En premier hommage de Poezibao à Michel Butor disparu le 24 Août 2016.
On peut lire aussi dans la revue En attendant Nadeau, en ligne, un bel article d’Yves Peyré tout juste paru.
L’extrait qui suit est repris d’un livre qui vient de paraître, dans la petite collection Orphée/La Différence, Par le temps qui court, un choix de textes opéré par Michel Butor lui-même et qu’il n’aura pas vu paraître.

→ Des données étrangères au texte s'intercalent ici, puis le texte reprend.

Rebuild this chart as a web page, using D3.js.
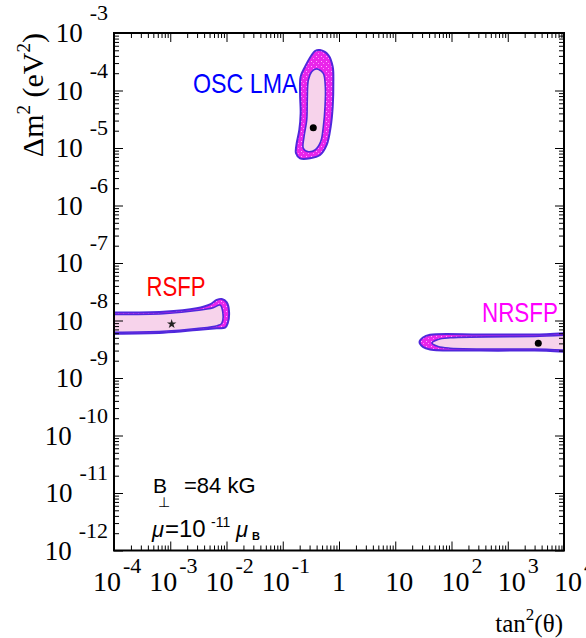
<!DOCTYPE html>
<html><head><meta charset="utf-8">
<script src="https://cdn.jsdelivr.net/npm/d3@7"></script>
<style>html,body{margin:0;padding:0;background:#fff;} svg{display:block;}</style>
</head><body>
<svg id="c" width="586" height="638"></svg>
<script>
// ---------- data ----------
const xDecades = [-4, -3, -2, -1, 0, 1, 2, 3, 4];
const yDecades = [-12, -11, -10, -9, -8, -7, -6, -5, -4, -3];
const xTickLabels = [["10","-4"],["10","-3"],["10","-2"],["10","-1"],["1",""],["10",""],["10","2"],["10","3"],["10","4"]];
const yTickLabels = [["10","-12"],["10","-11"],["10","-10"],["10","-9"],["10","-8"],["10","-7"],["10","-6"],["10","-5"],["10","-4"],["10","-3"]];

// contours: [tan^2(theta), dm^2 (eV^2)]
const oscOuter = [[0.459,5.06e-4],[0.646,4.14e-4],[0.773,2.59e-4],[0.793,1.33e-4],[0.773,5.22e-5],[0.711,2.34e-5],[0.604,1.13e-5],[0.459,7.55e-6],[0.305,6.62e-6],[0.203,6.62e-6],[0.172,8.09e-6],[0.177,1.21e-5],[0.197,2.06e-5],[0.208,4.01e-5],[0.203,8.93e-5],[0.208,1.74e-4],[0.249,2.59e-4],[0.327,4.14e-4],[0.374,4.86e-4]];
const oscInner = [[0.429,2.34e-4],[0.526,1.99e-4],[0.571,1.16e-4],[0.564,5.22e-5],[0.526,2.34e-5],[0.473,1.29e-5],[0.374,9.23e-6],[0.285,8.63e-6],[0.232,9.89e-6],[0.239,1.57e-5],[0.267,3.07e-5],[0.273,6.84e-5],[0.285,1.52e-4],[0.327,2.12e-4],[0.390,2.37e-4]];
const oscBest = [0.349, 2.25e-5];

const rsfpOuter = [[1e-7,1.37e-8],[2.5e-5,1.38e-8],[7.52e-4,1.42e-8],[2.95e-3,1.63e-8],[5.09e-3,1.91e-8],[6.70e-3,2.28e-8],[8.22e-3,2.37e-8],[1.01e-2,2.07e-8],[1.11e-2,1.42e-8],[1.05e-2,8.93e-9],[9.40e-3,7.50e-9],[6.70e-3,7.32e-9],[2.95e-3,6.84e-9],[7.52e-4,6.14e-9],[2.5e-5,5.82e-9],[1e-7,5.8e-9]];
const rsfpInner = [[1e-7,1.26e-8],[2.5e-5,1.27e-8],[7.52e-4,1.31e-8],[2.95e-3,1.49e-8],[5.82e-3,1.67e-8],[7.66e-3,1.86e-8],[8.56e-3,1.42e-8],[8.22e-3,8.93e-9],[6.86e-3,8.13e-9],[2.95e-3,7.26e-9],[7.52e-4,6.52e-9],[2.5e-5,6.18e-9],[1e-7,6.16e-9]];
const rsfpBest = [1.06e-3, 8.69e-9];

const nrsfpOuter = [[27.0,4.23e-9],[31.1,5.06e-9],[41.5,5.64e-9],[321,5.71e-9],[3.0e3,5.71e-9],[1e6,5.71e-9],[1e6,3.0e-9],[3.0e3,3.0e-9],[321,3.0e-9],[41.5,3.12e-9],[31.1,3.46e-9]];
const nrsfpInner = [[45.0,4.06e-9],[57.5,4.68e-9],[94.1,5.0e-9],[3.0e3,5.27e-9],[1e6,5.27e-9],[1e6,3.19e-9],[3.0e3,3.19e-9],[94.1,3.3e-9],[57.5,3.53e-9]];
const nrsfpBest = [3.49e3, 4.01e-9];

// ---------- drawing ----------
const L = 114, R = 564, T = 33, B = 550.5;
const svg = d3.select("#c");
const x = d3.scaleLog().domain([1e-4, 1e4]).range([L, R]);
const y = d3.scaleLog().domain([1e-12, 1e-3]).range([B, T]);

const defs = svg.append("defs");
defs.append("clipPath").attr("id","clip").append("rect")
  .attr("x",L).attr("y",T).attr("width",R-L).attr("height",B-T);
const pat = defs.append("pattern").attr("id","mag").attr("patternUnits","userSpaceOnUse")
  .attr("width",5).attr("height",5);
pat.append("rect").attr("width",5).attr("height",5).attr("fill","#ea26ea");
pat.append("rect").attr("x",1).attr("y",1).attr("width",1).attr("height",1).attr("fill","#ffb0ff");
pat.append("rect").attr("x",3).attr("y",3).attr("width",1).attr("height",1).attr("fill","#ff8cff");

const OUTLINE = "#5028dc";
const PINK = "#f7d3eb";
const line = d3.line().x(d => x(d[0])).y(d => y(d[1])).curve(d3.curveCatmullRomClosed.alpha(0.5));

const gp = svg.append("g").attr("clip-path","url(#clip)");
[[oscOuter, oscInner],[rsfpOuter, rsfpInner],[nrsfpOuter, nrsfpInner]].forEach(([o, i]) => {
  gp.append("path").attr("d", line(o)).attr("fill","url(#mag)").attr("stroke",OUTLINE).attr("stroke-width",2);
  gp.append("path").attr("d", line(i)).attr("fill",PINK).attr("stroke",OUTLINE).attr("stroke-width",1.6);
});
gp.append("circle").attr("cx",x(oscBest[0])).attr("cy",y(oscBest[1])).attr("r",3.5).attr("fill","#000");
gp.append("circle").attr("cx",x(nrsfpBest[0])).attr("cy",y(nrsfpBest[1])).attr("r",3.5).attr("fill","#000");
gp.append("path").attr("d", d3.symbol(d3.symbolStar, 28)())
  .attr("transform",`translate(${x(rsfpBest[0])},${y(rsfpBest[1])})`).attr("fill","#222");

// axes ticks (inside, all four sides)
function minors(lo, hi){ const out=[]; for(let e=lo;e<hi;e++) for(let k=2;k<=9;k++) out.push(k*Math.pow(10,e)); return out; }
const xMajor = xDecades.map(e => Math.pow(10,e)), xMinor = minors(-4,4);
const yMajor = yDecades.map(e => Math.pow(10,e)), yMinor = minors(-12,-3);
function ax(fn, sc, vals, size, tr){
  const g = svg.append("g").attr("transform",tr)
    .call(fn(sc).tickValues(vals).tickSize(size).tickSizeOuter(0).tickFormat(""));
  g.select(".domain").remove();
  g.selectAll("line").attr("stroke","#000").attr("stroke-width",1);
}
ax(d3.axisBottom, x, xMajor, -9, `translate(0,${B})`);
ax(d3.axisBottom, x, xMinor, -5, `translate(0,${B})`);
ax(d3.axisTop, x, xMajor, -9, `translate(0,${T})`);
ax(d3.axisTop, x, xMinor, -5, `translate(0,${T})`);
ax(d3.axisLeft, y, yMajor, -9, `translate(${L},0)`);
ax(d3.axisLeft, y, yMinor, -5, `translate(${L},0)`);
ax(d3.axisRight, y, yMajor, -9, `translate(${R},0)`);
ax(d3.axisRight, y, yMinor, -5, `translate(${R},0)`);

svg.append("rect").attr("x",L).attr("y",T).attr("width",R-L).attr("height",B-T)
  .attr("fill","none").attr("stroke","#000").attr("stroke-width",2);

// tick labels
const SERIF = "'Liberation Serif','Times New Roman',serif";
xDecades.forEach((e, i) => {
  const tx = x(Math.pow(10, e));
  const [base, sup] = xTickLabels[i];
  const cx = e < 0 ? tx - 7 : (e > 0 ? tx + 4 : tx);
  const t = svg.append("text").attr("x",cx).attr("y",591).attr("text-anchor","middle")
    .attr("font-family",SERIF).attr("font-size",28).text(base);
  if (sup) {
    const w = t.node().getComputedTextLength();
    svg.append("text").attr("x",cx + w / 2 + 2).attr("y",573)
      .attr("font-family",SERIF).attr("font-size",22).text(sup);
  }
});
yDecades.forEach((e, i) => {
  const ty = y(Math.pow(10, e));
  const [base, sup] = yTickLabels[i];
  const t = svg.append("text").attr("x",108).attr("y",ty + 9).attr("text-anchor","end")
    .attr("font-family",SERIF).attr("font-size",27);
  t.append("tspan").text(base);
  t.append("tspan").attr("dx",7).attr("dy",-22).attr("font-size",22).text(sup);
});

// axis titles
const yt = svg.append("text").attr("transform","translate(43,33) rotate(-90)")
  .attr("text-anchor","end").attr("font-family",SERIF).attr("font-size",30);
yt.append("tspan").text("\u0394m");
yt.append("tspan").attr("dy",-13).attr("font-size",19).text("2");
yt.append("tspan").attr("dy",13).text(" (eV");
yt.append("tspan").attr("dy",-13).attr("font-size",19).text("2");
yt.append("tspan").attr("dy",13).text(")");

const xt = svg.append("text").attr("x",563).attr("y",632).attr("text-anchor","end")
  .attr("font-family",SERIF).attr("font-size",25);
xt.append("tspan").text("tan");
xt.append("tspan").attr("dy",-12).attr("font-size",17).text("2");
xt.append("tspan").attr("dy",12).text("(\u03b8)");

// annotations
const SANS = "'Liberation Sans',Arial,sans-serif";
function lab(txt, px, py, col, sx){
  svg.append("g").attr("transform",`translate(${px},${py}) scale(${sx},1)`)
    .append("text").attr("font-family",SANS).attr("font-size",27).attr("fill",col).text(txt);
}
lab("OSC LMA", 193, 93, "#0000ff", 0.86);
lab("RSFP", 146.5, 296, "#ff0000", 0.82);
lab("NRSFP", 482, 322, "#ff00ff", 0.83);

function tx(txt, px, py, size, extra){
  const t = svg.append("text").attr("x",px).attr("y",py).attr("font-family",SANS).attr("font-size",size).text(txt);
  if (extra) extra(t);
  return t;
}
tx("B", 153, 493, 21);
tx("\u22a5", 158, 507, 14, t => t.attr("font-family","'DejaVu Sans',sans-serif"));
tx("=84 kG", 184, 493, 22);
tx("\u03bc", 152, 537, 22, t => t.attr("font-style","italic"));
tx("=10", 165, 537, 24);
tx("-11", 211, 527, 14);
tx("\u03bc", 236, 537, 22, t => t.attr("font-style","italic"));
tx("B", 252, 540, 11, t => t.attr("font-weight","bold"));
</script>
</body></html>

Vous dont le rugissement la nuit retentit dans la jungle, ou qui pêchez dans les torrents ténébreux, ou vous enterrez dans le sol si vite que vous aviez disparu avant même que le chasseur-explorateur d'antan sur son cheval eût épaulé son fusil, ou qui changez de couleur selon le milieu qui vous entoure, dont les yeux peuvent se tourner vers l’arrière et accommoder chacun séparément, votre langue à volutes se déclenchant comme un lasso,
enseignez-moi le guet et le bond, la traque et le déchiffrage, le camouflage, la déclaration et l’alarme;
alors...
Vous qui frottez vos élytres pendant de longues heures pour appeler votre partenaire, ou qui vous exaltez lorsqu’une de vos couvées passe au stade larvaire et plus encore lorsqu'elle tisse ses cocons, explosez d’allégresse quand les Chrysalides deviennent enfin semblables à vous et constituez la nuit dans vos transhumances un rempart autour de votre camp en vous entrelaçant rivés les uns aux autres par les crochets de vos pinces,
enseignez-moi non seulement la solidarité mais la solitude, le transport et la construction, le démontage et la transmission, outre l'ode infatigable et l’éventail des grondements ;
alors, Eurydice...
Vous qui du haut de votre tournoiement ou de vos frémissants aguets, faites entendre soudain votre sifflement sur un horizon de dix lieues, ou qui vous reproduisez dans l’Arctique et volez pendant des jours et des nuits au-dessus de l’océan, sans pause, eau douce ni nourriture, pour chercher un autre hiver dans l’hémisphère Sud, vous qui vous dirigez d’après non seulement la course du soleil mais la position des étoiles,
enseignez-moi l’arpentage et le repérage, la cosmographie et l’astronautique,, le balisage des cyclones et le percement des murailles, l’horreur du domicile et la passion du voyage;
Eurydice deux fois perdue...
Vous qui émettez des signaux silencieux à nos oreilles, mais que leurs interférences avec la lumière pourraient rendre perceptibles à nos yeux, ou prenez l’aspect du lichen sur l’écorce de vos arbres préférés, ou dont les ailes irrégulièrement découpées vous font ressembler à des feuilles mortes trouées, des fleurs tombées, des brindilles ou des rameaux, des fientes ou des taches de soleil, ou exhibez sous la menace des ocelles qui ont l'air d’yeux furieux injectés de sang, ou encore qui laissez se développer dans votre épaisse fourrure paresseuse de petites algues brunes pendant la saison sèche, qui deviennent vertes à la saison des pluies vous rendant presque indiscernables dans vos somnolences malgré votre taille, ou qui manifestez votre plaisir et reconnaissance tandis que ceux d’une espèce en général fort lointaine mais complice vous nettoient minutieusement pour leur subsistance et récréation,
enseignez-moi le maquillage et le tatouage, le masque et le vêtement, le déguisement et l'armure, l’écho, la mue et l’interception des messages ;
alors je saurai séduire plus durablement les puissances infernales…
Vous qui provoquez de menus tourbillons invisibles à notre échelle dans les eaux les plus calmes apparemment à l’entour des atolls, modulant toutes anfractuosités et passes en royaumes d’enchantements peuplés de solistes, bandes et chœurs à rayures, moirures, mouchetures, bigarrures et voiles, antennes ou tentacules irisés onduleux, avec vos aigrettes, corolles, panaches, arborescences, vos luminescences dans l’ombre, vos transparences,
enseignez moi la discrétion et la nuance, la délicatesse et les attentions, les soins et l’hospitalité, les œuvres de miséricorde et la cantilène à fleur de silence ;
pour venir te reprendre au fin fond de la Terre
(…)
Michel Butor, « L’École d’Orphée », in Par le temps qui court, choix de Michel Butor, préface de Jean-Michel Maulpoix et texte de Mireille Calle-Gruber, Orphée/La Différence, 2016, pp. 89 à 91.